Step 3: Transfer Funds Through a Thai Bank
All foreign currency used to buy a Thai property must be transferred via a licensed Thai bank. The bank will issue a Foreign Exchange Transaction Form (FET) once the amount exceeds USD 200,000 in a single transaction or cumulative transfers within a year. This form is mandatory for registering the transfer at the Land Department.
Step 4: Register the Title Deed
The final step is to register the ownership change at the Land Department. Both buyer and seller (or their authorized representatives) must be present, or you can appoint a lawyer with a power of attorney. The registration process typically takes 1–2 weeks.
Key Fees and Taxes You’ll Pay
The cost of buying a condo goes beyond the headline price. Below is a typical breakdown based on a THB 5,000,000 unit purchased from an individual seller. Percentages may vary if you buy directly from a developer.
| Fee / Tax | Rate | Amount (THB) |
|---|---|---|
| Stamp Duty (or Specific Business Tax*) | 2% of purchase price | 100,000 |
| Transfer Fee (Land Department) | 1% of purchase price | 50,000 |
| Withholding Tax (individual seller) | 0.5% of assessed value or 1% of actual price – whichever is higher | 25,000 |
| Legal / Notary Fees | ~0.2–0.5% | 10,000 – 25,000 |
| Foreign Exchange Transaction Form (FET) issuance | Flat fee | 2,500 – 5,000 |
| Total Approximate Cost | ~3.7% of price | ≈185,000 – 210,000 |
*If the seller is a developer, Specific Business Tax (SBT) at 3.3% replaces stamp duty.
The Foreign Exchange Transaction Form (FET)
Thai law requires proof that foreign currency used for a property purchase has been legally transferred into Thailand. The bank’s FET includes:
- Buyer’s passport number and Thai tax ID (if available)
- Amount in foreign currency and its THB equivalent
- Date of transfer and the purpose – “Purchase of condominium”
Practical Checklist for Foreign Buyers
- Verify the building’s foreign quota certificate before signing any contract.
- Engage a reputable Thai lawyer or a trusted agency such as Resida Global to review the SPA and handle title registration.
- Arrange your currency transfer through a licensed Thai bank; request the FET immediately after the wire is completed.
- Budget for additional costs: stamp duty, transfer fee, withholding tax, legal fees, and a modest contingency for unexpected expenses.

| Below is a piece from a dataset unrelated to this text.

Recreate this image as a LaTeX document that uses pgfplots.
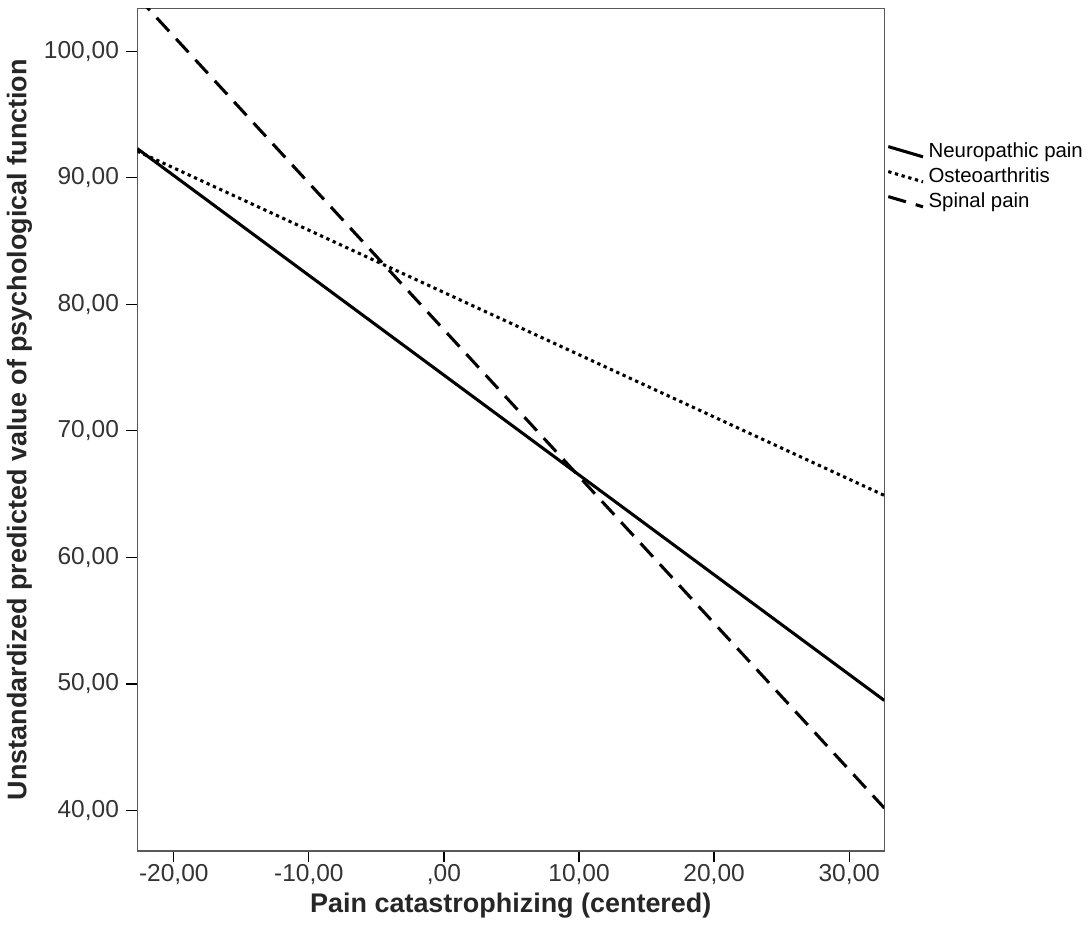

- Confirm that you have an appropriate long‑term visa (e.g., LTR or Thailand Elite) if you plan to stay in the country for extended periods – ownership alone does not confer residency.
Conclusion
Buying a condominium in Thailand is a straightforward process once you understand the foreign quota, the required fees, and the role of the Foreign Exchange Transaction Form. By partnering with experienced professionals like Resida Global and following the step‑by‑step checklist above, you can secure your Thai condo confidently and avoid common pitfalls.

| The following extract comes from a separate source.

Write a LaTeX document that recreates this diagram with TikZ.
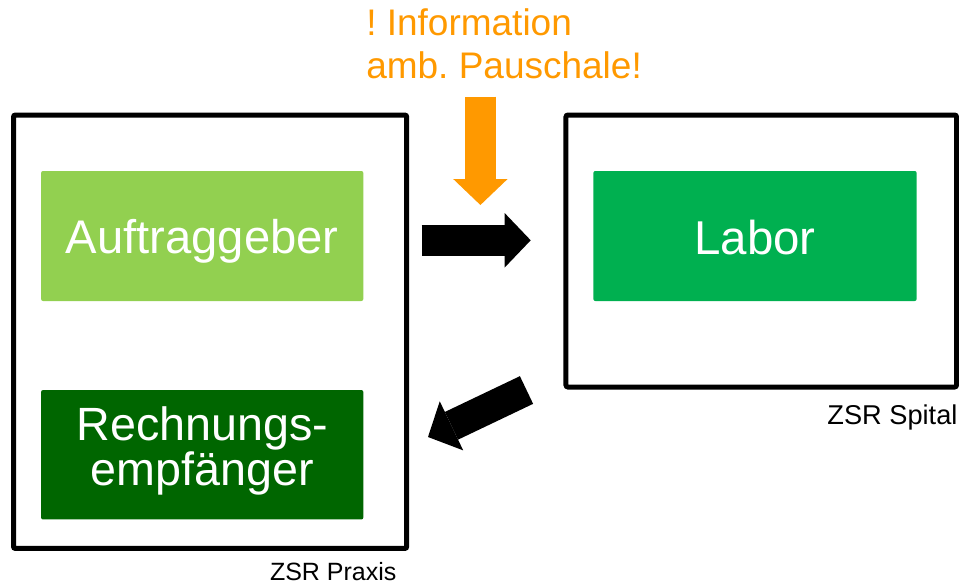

Frequently Asked Questions
Can a foreigner own a condominium unit outright in Thailand?
Yes. Foreigners may hold freehold title to a condo unit as long as the total foreign ownership in the building does not exceed 49% of its floor area.
What is the purpose of the Foreign Exchange Transaction Form (FET)?
The FET proves that the purchase funds were transferred legally into Thailand, satisfying anti‑money‑laundering rules and allowing the Land Department to register the title.
Do I need a Thai visa to buy a condo?
No. Property ownership does not grant residency or citizenship. You will still need an appropriate long‑term visa (e.g., LTR, Thailand Elite) if you plan to stay.
What are the typical taxes and fees on a condo purchase?
Common costs include 2% stamp duty (or 3.3% Specific Business Tax for developer sales), 1% transfer fee, 0.5% withholding tax for individual sellers, legal fees, and a small bank fee for the FET.
Can I buy a villa or house as a foreigner?
Foreigners cannot own land outright. Villas are usually acquired through a 30‑year renewable leasehold or by setting up a Thai majority‑owned company, which involves additional legal steps.